- Yuma Street Historic District
- U.S. National Register of Historic Places
- U.S. Historic district
- Location: Yuma Street, Manhattan, Kansas
- Coordinates: 39°10′51″N 96°33′22″W﻿ / ﻿39.18083°N 96.55611°W
- Architect: John Walters
- NRHP reference No.: 100008518
- Added to NRHP: January 3, 2023

= Yuma Street Historic District =

Historic district in Kansas, United States

The Yuma Street Historic District in Manhattan, Kansas is a historic district which was listed on the National Register of Historic Places on January 3, 2023. It was a historic center for the Black community in Manhattan, emerging during the American period of racial segregation. The Yuma Street Historic District stands in the southern portion of Manhattan. It includes the Second Baptist Church, United Service Organization, Douglass Park, Douglass School, and Shepard Chapel.

== History ==
Yuma Street has been a center for the Black community in Manhattan since the late 1870s when the first organizations and framed buildings started appearing.

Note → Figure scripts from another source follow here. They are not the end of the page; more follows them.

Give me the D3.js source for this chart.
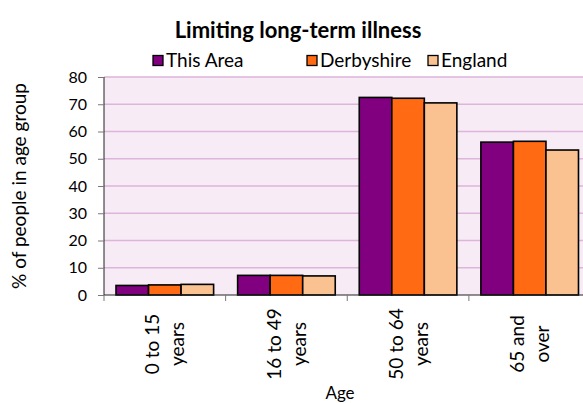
<!DOCTYPE html>
<html><head><meta charset="utf-8">
<script src="https://cdn.jsdelivr.net/npm/d3@7/dist/d3.min.js"></script>
<style>body{margin:0;background:#fff}svg{display:block}text{font-family:Lato,"Open Sans",sans-serif;fill:#000}</style>
</head><body><svg id="c" width="583" height="403"></svg>
<script>
const categories = [["0 to 15","years"],["16 to 49","years"],["50 to 64","years"],["65 and","over"]];
const seriesNames = ["This Area","Derbyshire","England"];
const thisArea = [3.5, 7.2, 72.5, 56.1];
const derbyshire = [3.7, 7.2, 72.2, 56.4];
const england = [3.9, 7.0, 70.5, 53.2];
const yTicks = [0,10,20,30,40,50,60,70,80];
const colors = ["#800080","#FF6A13","#FAC191"];
const series = [thisArea, derbyshire, england];

const svg = d3.select("#c");
const L = 104, R = 590.5, T = 77, B = 295;
const x0 = d3.scaleBand().domain(d3.range(categories.length)).range([L,R]);
const y = d3.scaleLinear().domain([0,80]).range([B,T]);

svg.append("rect").attr("x",L).attr("y",T).attr("width",R-L).attr("height",B-T).attr("fill","#F7EBF6");
svg.append("g").selectAll("line").data(yTicks.filter(d=>d>0)).join("line")
  .attr("x1",L).attr("x2",R).attr("y1",d=>y(d)).attr("y2",d=>y(d))
  .attr("stroke","#DDB5DA").attr("stroke-width",1.3);

// bars
const bw = x0.bandwidth()*0.2675;
const x1 = d => x0(d) + (x0.bandwidth() - 3*bw)/2;
series.forEach((s,si)=>{
  svg.append("g").selectAll("rect").data(s).join("rect")
    .attr("x",(d,i)=>x1(i)+si*bw).attr("width",bw)
    .attr("y",d=>y(d)).attr("height",d=>B-y(d))
    .attr("fill",colors[si]).attr("stroke","#000").attr("stroke-width",1.6);
});

// y axis
const ya = svg.append("g").attr("transform",`translate(${L},0)`)
  .call(d3.axisLeft(y).tickValues(yTicks).tickSize(6).tickPadding(11));
ya.select(".domain").attr("stroke","#222").attr("d",`M0,${T}V${B}`);
ya.selectAll(".tick line").attr("stroke","#777");
ya.selectAll("text").attr("font-size",16).attr("font-family","Lato").attr("fill","#000");

// x axis
const xa = svg.append("g").attr("transform",`translate(0,${B})`);
xa.append("line").attr("x1",L).attr("x2",R).attr("stroke","#222");
xa.selectAll("line.t").data(d3.range(categories.length+1)).join("line").attr("class","t")
  .attr("x1",d=>L+d*x0.bandwidth()).attr("x2",d=>L+d*x0.bandwidth()).attr("y1",0).attr("y2",6).attr("stroke","#777");
categories.forEach((c,i)=>{
  const cx = x0(i)+x0.bandwidth()/2;
  const g = svg.append("g").attr("transform",`translate(${cx},344) rotate(-90)`);
  c.forEach((line,j)=>{
    g.append("text").attr("x",0).attr("y",(j-0.5)*25+7).attr("text-anchor","middle")
      .attr("font-size",19).text(line);
  });
});

svg.append("text").attr("x",340).attr("y",398.5).attr("text-anchor","middle").attr("font-size",17).text("Age");
svg.append("text").attr("transform","translate(26,186) rotate(-90)").attr("text-anchor","middle").attr("font-size",19).text("% of people in age group");

svg.append("text").attr("x",298).attr("y",38).attr("text-anchor","middle").attr("font-size",22).attr("font-weight","bold").text("Limiting long-term illness");

const legX = [153,307,428];
seriesNames.forEach((n,i)=>{
  svg.append("rect").attr("x",legX[i]).attr("y",55.5).attr("width",10).attr("height",10)
    .attr("fill",colors[i]).attr("stroke","#000").attr("stroke-width",1.3);
  svg.append("text").attr("x",legX[i]+13).attr("y",67).attr("font-size",19).text(n);
});
</script></body></html>
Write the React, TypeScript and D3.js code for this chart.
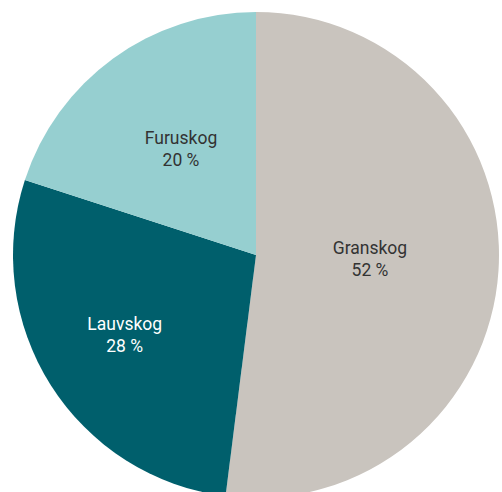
import * as d3 from "d3"

const categories = ["Granskog", "Lauvskog", "Furuskog"]
const shares = [52, 28, 20]
const colors = ["#c9c4be", "#005f6c", "#96cfd0"]
const textColors = ["#333333", "#ffffff", "#333333"]
// label distance from centre, as a fraction of the radius
const labelFrac = [0.47, 0.64, 0.525]

const W = 502
const H = 492
const cx = 256
const cy = 255
const R = 243

export default function App() {
  const pie = d3.pie<number>().sort(null).value((d) => d)
  const arcs = pie(shares)
  const arc = d3.arc<d3.PieArcDatum<number>>().innerRadius(0).outerRadius(R)

  return (
    <svg width={W} height={H} style={{ position: "absolute", left: 0, top: 0, fontFamily: "Roboto, sans-serif" }}>
      <g transform={`translate(${cx},${cy})`}>
        {arcs.map((a, i) => (
          <path key={categories[i]} d={arc(a) ?? ""} fill={colors[i]} />
        ))}
        {arcs.map((a, i) => {
          const mid = (a.startAngle + a.endAngle) / 2
          const r = R * labelFrac[i]
          const x = Math.sin(mid) * r
          const y = -Math.cos(mid) * r
          return (
            <text key={categories[i]} x={x} y={y} textAnchor="middle" fontSize={17.5} fill={textColors[i]}>
              <tspan x={x} dy={-8}>{categories[i]}</tspan>
              <tspan x={x} dy={22}>{shares[i]} %</tspan>
            </text>
          )
        })}
      </g>
    </svg>
  )
}
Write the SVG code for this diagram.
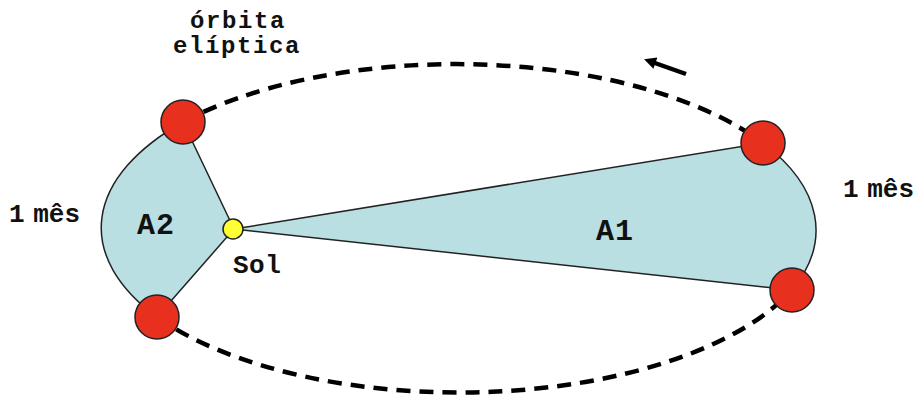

It's churches have consistently been an integral institutional centerpiece that brought the Black community together. The Yuma Street Historic District contains three such churches that have been an anchor of support for the local Black community. It also includes the Douglass School, once an elementary school for Black children during segregation, and a former United Service Organization building that was for Black soldiers' recreation.

Many buildings in the historic district were designed by architect Dr. John Walters, who was better known for his buildings on the campus of Kansas State University.